I encountered the following algorithmic question which has strict constraints on runtime (<10s and no large memory footprint) and I am stumped. My approach fails half the test cases.
Question
A box contains a number of items that can only br removed 1 at a time or 3 at a time.
How many ways can the box be emptied? the answer can be very large so return it as modulo of 10^9+7.
for example,there are n=7 items initially.They can be removed nine ways,as follows:
1.(1,1,1,1,1,1,1)
2.(1.1.1.1.3)
3.(1,1,1,3,1)
4.(1,1,3,1,1)
5.(1,3,1,1,1)
6.(3,1,1,1,1)
7.(1,3,3)
8.(3,1,3)
9.(3,3,1)
So the function should return 9.
Function Description:
Your function must take in a parameter, n for the number of items, and return an integer which denotes the number of ways to empty the box.
Constraints: 1<=n<=10^8
Sample cases :
Input: 1
Sample OutPut: 1
Explanation: There is only 1 way to remove 1 item.

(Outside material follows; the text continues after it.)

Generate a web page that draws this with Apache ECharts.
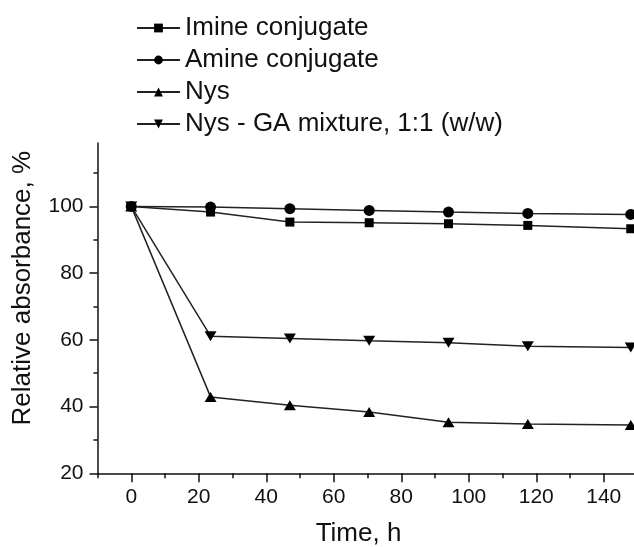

Answer=(1%1000000007)=1
Input: 7
Sample OutPut: 9
There is only 9 ways to remove 7 items
My Approach
This leads to a standard recurrence relation where f(n) = f(n-3) + f(n-1) for n > 2, so i did it as follows
def memoized_number_of_ways(dic, n):
if n not in dic:
dic[n] = memoized_number_of_ways(dic, n-3) + memoized_number_of_ways(dic, n-1)
return dic[n]
def numberOfWays(n):
# Write your code here
memoize = {1:1,2:1,3:2}
import math
ans = memoized_number_of_ways(memoize,n)
return ans % (math.pow(10,9) + 7)
However this fails on any case where n > 10**2. How can you do this problem while accomodating n up to 10^8 and in less than 10s with not much memory?

Just write your recurrence using matrices (pardon my way of writing matrices, StackOverflow doesn't allow LaTeX).
[f(n) ] = [1 0 1] [f(n-1) ]
[f(n-1)] = [1 0 0] [f(n-2) ]
[f(n-2)] = [0 1 0] [f(n-3) ]
Now all you have to do is raise a 3x3 matrix (modulo fixed constant) to power n (or n-3 or something like that, depending on your "base case column vector", fill in the details), and then multiply it by a "base case column vector". This can be done in time O(logn).
PS: You may want to lookup matrix exponentiation.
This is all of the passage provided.